--- START Recorded information ---

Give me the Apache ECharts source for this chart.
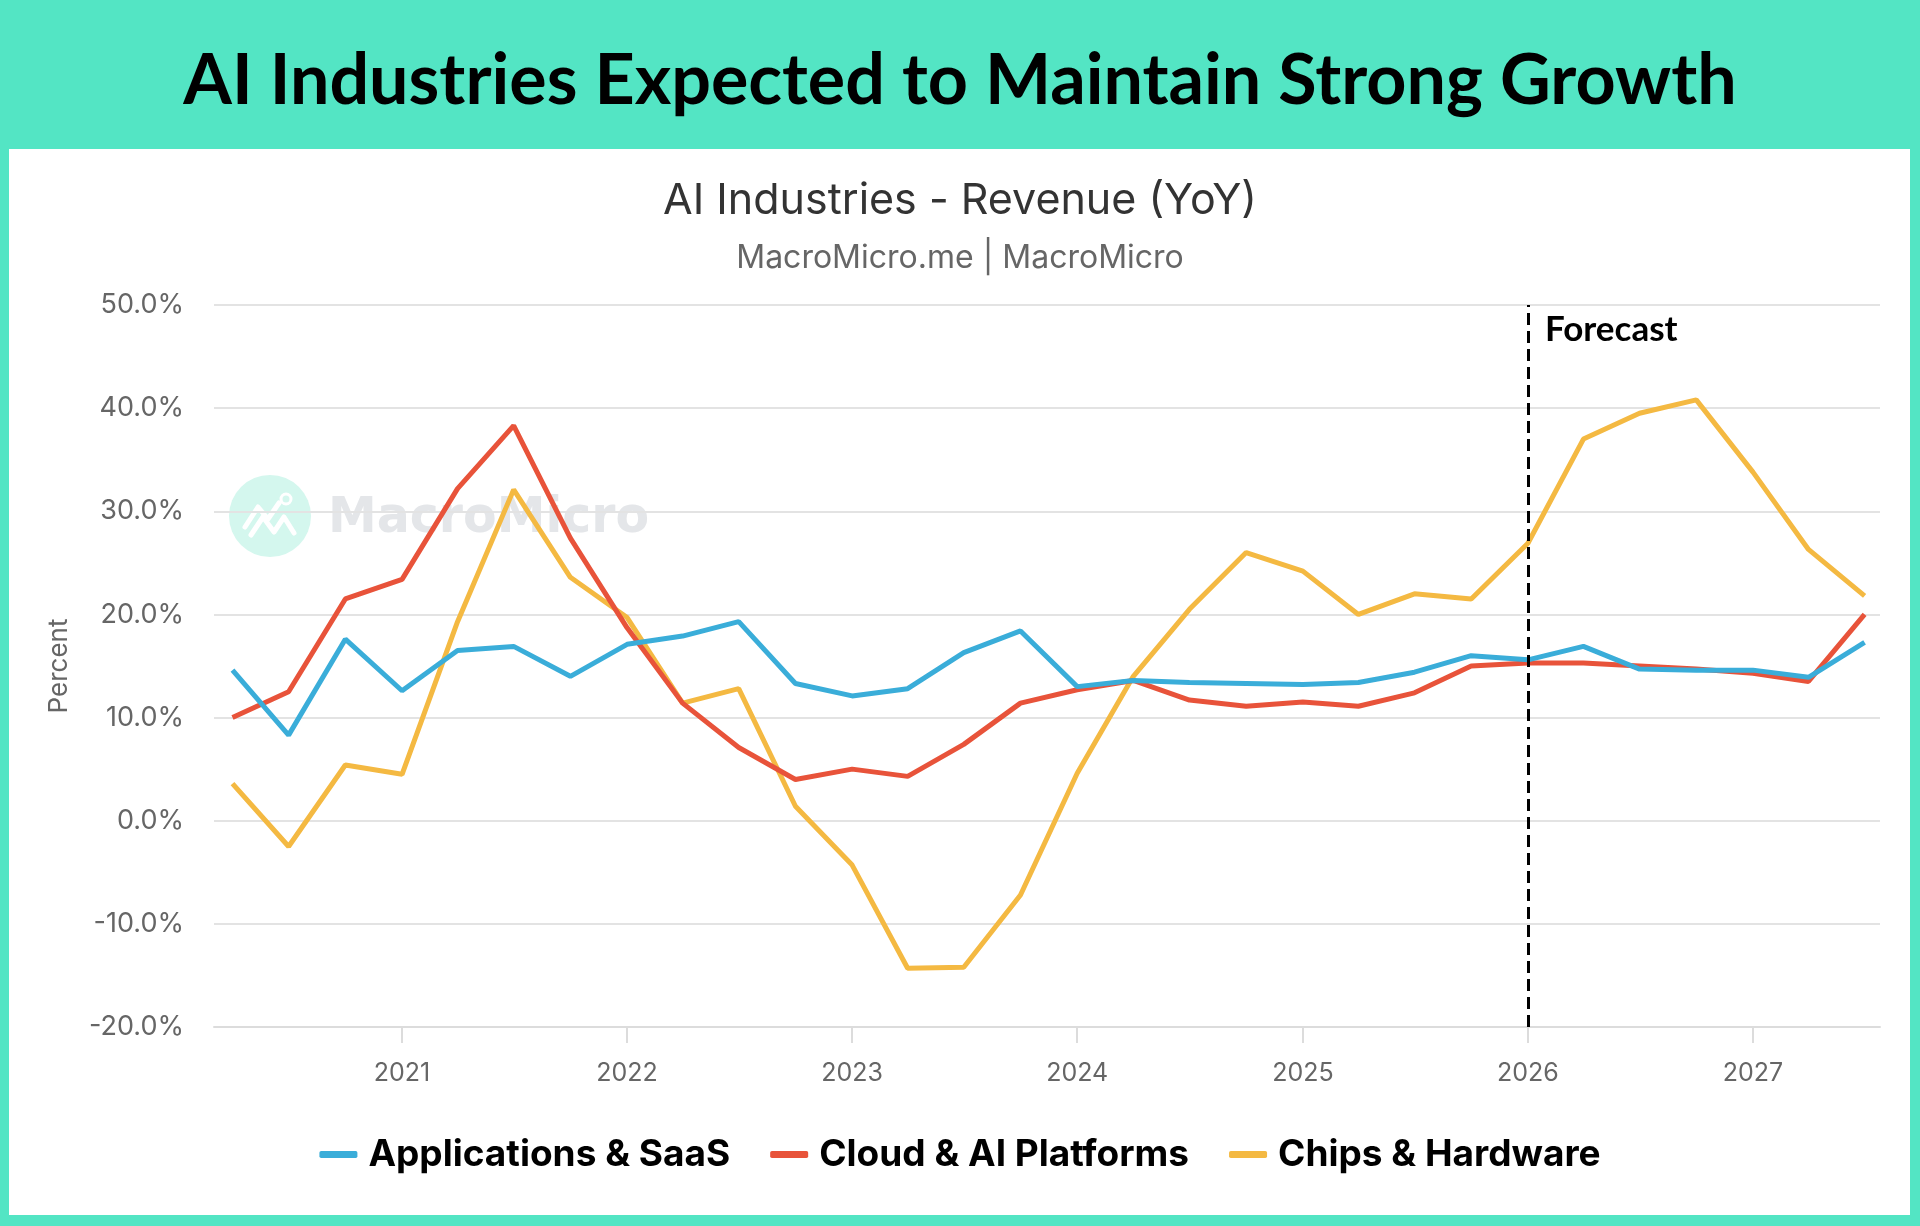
<!DOCTYPE html>
<html>
<head>
<meta charset="utf-8">
<title>AI Industries - Revenue (YoY)</title>
<script src="https://cdn.jsdelivr.net/npm/echarts@6.0.0/dist/echarts.min.js"></script>
<style>
    html, body { margin: 0; padding: 0; background: #53e5c4; }
    .chart { width: 1920px; height: 1226px; }
</style>
</head>
<body>
<div class="chart"></div>
<script>
// 季度日期（2020Q2 - 2027Q3）
var quarters = [
    "2020-04-01", "2020-07-01", "2020-10-01",
    "2021-01-01", "2021-04-01", "2021-07-01", "2021-10-01",
    "2022-01-01", "2022-04-01", "2022-07-01", "2022-10-01",
    "2023-01-01", "2023-04-01", "2023-07-01", "2023-10-01",
    "2024-01-01", "2024-04-01", "2024-07-01", "2024-10-01",
    "2025-01-01", "2025-04-01", "2025-07-01", "2025-10-01",
    "2026-01-01", "2026-04-01", "2026-07-01", "2026-10-01",
    "2027-01-01", "2027-04-01", "2027-07-01"
];
var seriesNames = ["Applications & SaaS", "Cloud & AI Platforms", "Chips & Hardware"];
var appsSaas = [14.6, 8.3, 17.6, 12.6, 16.5, 16.9, 14.0, 17.1, 17.9, 19.3, 13.3, 12.1, 12.8, 16.3, 18.4,
    13.0, 13.6, 13.4, 13.3, 13.2, 13.4, 14.4, 16.0, 15.6, 16.9, 14.7, 14.6, 14.6, 13.9, 17.3];
var cloudAi = [10.0, 12.5, 21.5, 23.4, 32.2, 38.3, 27.4, 18.7, 11.4, 7.1, 4.0, 5.0, 4.3, 7.4, 11.4,
    12.7, 13.6, 11.7, 11.1, 11.5, 11.1, 12.4, 15.0, 15.3, 15.3, 15.0, 14.7, 14.3, 13.5, 20.0];
var chipsHw = [3.6, -2.5, 5.4, 4.5, 19.3, 32.1, 23.6, 19.7, 11.4, 12.8, 1.4, -4.3, -14.3, -14.2, -7.2,
    4.6, 14.0, 20.5, 26.0, 24.2, 20.0, 22.0, 21.5, 26.9, 37.0, 39.5, 40.8, 33.8, 26.3, 21.8];
var yTicks = [-20, -10, 0, 10, 20, 30, 40, 50];
var forecastStart = "2026-01-01";
var xRange = ["2020-03-02", "2027-07-26"];

(function() {
    var myChart = echarts.init(document.querySelector(".chart"));

    // 日期 + 数值 组合成点
    function pairs(values) {
        return values.map(function(v, i) {
            return [quarters[i], v];
        });
    }

    var YEAR = 365 * 24 * 3600 * 1000;
    var font = "Inter, 'Noto Sans', sans-serif";

    var option = {
        backgroundColor: "#53e5c4",
        color: ["#3aadd9", "#e8533a", "#f4b942"],
        title: [
            {
                text: "AI Industries Expected to Maintain Strong Growth",
                left: "center",
                top: 41,
                textStyle: {
                    fontFamily: "Lato",
                    fontWeight: "bold",
                    fontSize: 70,
                    color: "#000"
                }
            },
            {
                text: "AI Industries - Revenue (YoY)",
                left: "center",
                top: 175,
                textStyle: {
                    fontFamily: font,
                    fontWeight: "normal",
                    fontSize: 43,
                    color: "#333"
                }
            },
            {
                text: "MacroMicro.me | MacroMicro",
                left: "center",
                top: 237,
                textStyle: {
                    fontFamily: font,
                    fontWeight: "normal",
                    fontSize: 32,
                    color: "#666"
                }
            }
        ],
        // 白色面板 + 水印
        graphic: [
            {
                type: "rect",
                left: 9,
                top: 149,
                z: -10,
                shape: { width: 1901, height: 1066 },
                style: { fill: "#fff" }
            },
            {
                type: "group",
                left: 229,
                top: 475,
                z: -5,
                children: [
                    {
                        type: "circle",
                        shape: { cx: 41, cy: 41, r: 41 },
                        style: { fill: "#d4f7ee" }
                    },
                    {
                        type: "polyline",
                        shape: { points: [[16, 52], [29, 32], [39, 44], [50, 28]] },
                        style: { stroke: "#fff", lineWidth: 5, fill: null, lineCap: "round", lineJoin: "round" }
                    },
                    {
                        type: "polyline",
                        shape: { points: [[22, 60], [34, 42], [45, 57], [55, 42], [65, 58]] },
                        style: { stroke: "#fff", lineWidth: 5, fill: null, lineCap: "round", lineJoin: "round" }
                    },
                    {
                        type: "circle",
                        shape: { cx: 57, cy: 24, r: 5 },
                        style: { fill: null, stroke: "#fff", lineWidth: 3 }
                    },
                    {
                        type: "text",
                        x: 99,
                        y: 44,
                        style: {
                            text: "MacroMicro",
                            fill: "#e4e6e9",
                            fontFamily: "'DejaVu Sans'",
                            fontWeight: "bold",
                            fontSize: 49,
                            verticalAlign: "middle"
                        }
                    }
                ]
            }
        ],
        legend: {
            data: seriesNames,
            left: "center",
            top: 1131,
            icon: "roundRect",
            itemWidth: 38,
            itemHeight: 7,
            itemGap: 40,
            textStyle: {
                fontFamily: font,
                fontWeight: "bold",
                fontSize: 37,
                color: "#000",
                padding: [0, 0, 0, 6]
            }
        },
        grid: {
            left: 214,
            right: 40,
            top: 305,
            bottom: 199
        },
        xAxis: {
            type: "time",
            min: xRange[0],
            max: xRange[1],
            minInterval: YEAR,
            maxInterval: YEAR + 24 * 3600 * 1000,
            axisLine: {
                onZero: false,
                lineStyle: { color: "#dcdcdc", width: 2 }
            },
            axisTick: {
                show: true,
                length: 16,
                lineStyle: { color: "#dcdcdc", width: 2 }
            },
            axisLabel: {
                showMinLabel: false,
                showMaxLabel: false,
                margin: 34,
                fontFamily: font,
                fontSize: 25,
                color: "#666",
                formatter: function(v) {
                    return new Date(v).getFullYear() + "";
                }
            },
            splitLine: { show: false }
        },
        yAxis: {
            type: "value",
            min: yTicks[0],
            max: yTicks[yTicks.length - 1],
            interval: 10,
            name: "Percent",
            nameLocation: "middle",
            nameRotate: 90,
            nameGap: 142,
            nameTextStyle: {
                fontFamily: font,
                fontSize: 26,
                color: "#666"
            },
            axisLine: { show: false },
            axisTick: { show: false },
            axisLabel: {
                margin: 30,
                fontFamily: font,
                fontSize: 27,
                color: "#666",
                formatter: function(v) {
                    return v.toFixed(1) + "%";
                }
            },
            splitLine: {
                lineStyle: { color: "#e3e3e3", width: 2 }
            }
        },
        series: [
            {
                name: seriesNames[0],
                type: "line",
                symbol: "none",
                lineStyle: { width: 5 },
                data: pairs(appsSaas),
                z: 3,
                // 预测分界线
                markLine: {
                    silent: true,
                    symbol: "none",
                    lineStyle: { color: "#000", type: [12, 6], width: 3 },
                    label: { show: false },
                    data: [{ xAxis: forecastStart }]
                },
                markPoint: {
                    silent: true,
                    symbolSize: 0,
                    label: {
                        show: true,
                        position: "right",
                        distance: 17,
                        formatter: "Forecast",
                        fontFamily: "Lato",
                        fontWeight: "bold",
                        fontSize: 35,
                        color: "#000"
                    },
                    data: [{ coord: [forecastStart, 47.6] }]
                }
            },
            {
                name: seriesNames[1],
                type: "line",
                symbol: "none",
                lineStyle: { width: 5 },
                data: pairs(cloudAi),
                z: 2
            },
            {
                name: seriesNames[2],
                type: "line",
                symbol: "none",
                lineStyle: { width: 5 },
                data: pairs(chipsHw),
                z: 1
            }
        ]
    };

    myChart.setOption(option);
    window.addEventListener("resize", function() {
        myChart.resize();
    });
})();
</script>
</body>
</html>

--- END Recorded information ---

- **Task to complete**: Quote the data exactly, leaving every image out of the copy.

- **Output**:
Give me the Apache ECharts source for this chart.
<!DOCTYPE html>
<html>
<head>
<meta charset="utf-8">
<title>AI Industries - Revenue (YoY)</title>
<script src="https://cdn.jsdelivr.net/npm/echarts@6.0.0/dist/echarts.min.js"></script>
<style>
    html, body { margin: 0; padding: 0; background: #53e5c4; }
    .chart { width: 1920px; height: 1226px; }
</style>
</head>
<body>
<div class="chart"></div>
<script>
// 季度日期（2020Q2 - 2027Q3）
var quarters = [
    "2020-04-01", "2020-07-01", "2020-10-01",
    "2021-01-01", "2021-04-01", "2021-07-01", "2021-10-01",
    "2022-01-01", "2022-04-01", "2022-07-01", "2022-10-01",
    "2023-01-01", "2023-04-01", "2023-07-01", "2023-10-01",
    "2024-01-01", "2024-04-01", "2024-07-01", "2024-10-01",
    "2025-01-01", "2025-04-01", "2025-07-01", "2025-10-01",
    "2026-01-01", "2026-04-01", "2026-07-01", "2026-10-01",
    "2027-01-01", "2027-04-01", "2027-07-01"
];
var seriesNames = ["Applications & SaaS", "Cloud & AI Platforms", "Chips & Hardware"];
var appsSaas = [14.6, 8.3, 17.6, 12.6, 16.5, 16.9, 14.0, 17.1, 17.9, 19.3, 13.3, 12.1, 12.8, 16.3, 18.4,
    13.0, 13.6, 13.4, 13.3, 13.2, 13.4, 14.4, 16.0, 15.6, 16.9, 14.7, 14.6, 14.6, 13.9, 17.3];
var cloudAi = [10.0, 12.5, 21.5, 23.4, 32.2, 38.3, 27.4, 18.7, 11.4, 7.1, 4.0, 5.0, 4.3, 7.4, 11.4,
    12.7, 13.6, 11.7, 11.1, 11.5, 11.1, 12.4, 15.0, 15.3, 15.3, 15.0, 14.7, 14.3, 13.5, 20.0];
var chipsHw = [3.6, -2.5, 5.4, 4.5, 19.3, 32.1, 23.6, 19.7, 11.4, 12.8, 1.4, -4.3, -14.3, -14.2, -7.2,
    4.6, 14.0, 20.5, 26.0, 24.2, 20.0, 22.0, 21.5, 26.9, 37.0, 39.5, 40.8, 33.8, 26.3, 21.8];
var yTicks = [-20, -10, 0, 10, 20, 30, 40, 50];
var forecastStart = "2026-01-01";
var xRange = ["2020-03-02", "2027-07-26"];

(function() {
    var myChart = echarts.init(document.querySelector(".chart"));

    // 日期 + 数值 组合成点
    function pairs(values) {
        return values.map(function(v, i) {
            return [quarters[i], v];
        });
    }

    var YEAR = 365 * 24 * 3600 * 1000;
    var font = "Inter, 'Noto Sans', sans-serif";

    var option = {
        backgroundColor: "#53e5c4",
        color: ["#3aadd9", "#e8533a", "#f4b942"],
        title: [
            {
                text: "AI Industries Expected to Maintain Strong Growth",
                left: "center",
                top: 41,
                textStyle: {
                    fontFamily: "Lato",
                    fontWeight: "bold",
                    fontSize: 70,
                    color: "#000"
                }
            },
            {
                text: "AI Industries - Revenue (YoY)",
                left: "center",
                top: 175,
                textStyle: {
                    fontFamily: font,
                    fontWeight: "normal",
                    fontSize: 43,
                    color: "#333"
                }
            },
            {
                text: "MacroMicro.me | MacroMicro",
                left: "center",
                top: 237,
                textStyle: {
                    fontFamily: font,
                    fontWeight: "normal",
                    fontSize: 32,
                    color: "#666"
                }
            }
        ],
        // 白色面板 + 水印
        graphic: [
            {
                type: "rect",
                left: 9,
                top: 149,
                z: -10,
                shape: { width: 1901, height: 1066 },
                style: { fill: "#fff" }
            },
            {
                type: "group",
                left: 229,
                top: 475,
                z: -5,
                children: [
                    {
                        type: "circle",
                        shape: { cx: 41, cy: 41, r: 41 },
                        style: { fill: "#d4f7ee" }
                    },
                    {
                        type: "polyline",
                        shape: { points: [[16, 52], [29, 32], [39, 44], [50, 28]] },
                        style: { stroke: "#fff", lineWidth: 5, fill: null, lineCap: "round", lineJoin: "round" }
                    },
                    {
                        type: "polyline",
                        shape: { points: [[22, 60], [34, 42], [45, 57], [55, 42], [65, 58]] },
                        style: { stroke: "#fff", lineWidth: 5, fill: null, lineCap: "round", lineJoin: "round" }
                    },
                    {
                        type: "circle",
                        shape: { cx: 57, cy: 24, r: 5 },
                        style: { fill: null, stroke: "#fff", lineWidth: 3 }
                    },
                    {
                        type: "text",
                        x: 99,
                        y: 44,
                        style: {
                            text: "MacroMicro",
                            fill: "#e4e6e9",
                            fontFamily: "'DejaVu Sans'",
                            fontWeight: "bold",
                            fontSize: 49,
                            verticalAlign: "middle"
                        }
                    }
                ]
            }
        ],
        legend: {
            data: seriesNames,
            left: "center",
            top: 1131,
            icon: "roundRect",
            itemWidth: 38,
            itemHeight: 7,
            itemGap: 40,
            textStyle: {
                fontFamily: font,
                fontWeight: "bold",
                fontSize: 37,
                color: "#000",
                padding: [0, 0, 0, 6]
            }
        },
        grid: {
            left: 214,
            right: 40,
            top: 305,
            bottom: 199
        },
        xAxis: {
            type: "time",
            min: xRange[0],
            max: xRange[1],
            minInterval: YEAR,
            maxInterval: YEAR + 24 * 3600 * 1000,
            axisLine: {
                onZero: false,
                lineStyle: { color: "#dcdcdc", width: 2 }
            },
            axisTick: {
                show: true,
                length: 16,
                lineStyle: { color: "#dcdcdc", width: 2 }
            },
            axisLabel: {
                showMinLabel: false,
                showMaxLabel: false,
                margin: 34,
                fontFamily: font,
                fontSize: 25,
                color: "#666",
                formatter: function(v) {
                    return new Date(v).getFullYear() + "";
                }
            },
            splitLine: { show: false }
        },
        yAxis: {
            type: "value",
            min: yTicks[0],
            max: yTicks[yTicks.length - 1],
            interval: 10,
            name: "Percent",
            nameLocation: "middle",
            nameRotate: 90,
            nameGap: 142,
            nameTextStyle: {
                fontFamily: font,
                fontSize: 26,
                color: "#666"
            },
            axisLine: { show: false },
            axisTick: { show: false },
            axisLabel: {
                margin: 30,
                fontFamily: font,
                fontSize: 27,
                color: "#666",
                formatter: function(v) {
                    return v.toFixed(1) + "%";
                }
            },
            splitLine: {
                lineStyle: { color: "#e3e3e3", width: 2 }
            }
        },
        series: [
            {
                name: seriesNames[0],
                type: "line",
                symbol: "none",
                lineStyle: { width: 5 },
                data: pairs(appsSaas),
                z: 3,
                // 预测分界线
                markLine: {
                    silent: true,
                    symbol: "none",
                    lineStyle: { color: "#000", type: [12, 6], width: 3 },
                    label: { show: false },
                    data: [{ xAxis: forecastStart }]
                },
                markPoint: {
                    silent: true,
                    symbolSize: 0,
                    label: {
                        show: true,
                        position: "right",
                        distance: 17,
                        formatter: "Forecast",
                        fontFamily: "Lato",
                        fontWeight: "bold",
                        fontSize: 35,
                        color: "#000"
                    },
                    data: [{ coord: [forecastStart, 47.6] }]
                }
            },
            {
                name: seriesNames[1],
                type: "line",
                symbol: "none",
                lineStyle: { width: 5 },
                data: pairs(cloudAi),
                z: 2
            },
            {
                name: seriesNames[2],
                type: "line",
                symbol: "none",
                lineStyle: { width: 5 },
                data: pairs(chipsHw),
                z: 1
            }
        ]
    };

    myChart.setOption(option);
    window.addEventListener("resize", function() {
        myChart.resize();
    });
})();
</script>
</body>
</html>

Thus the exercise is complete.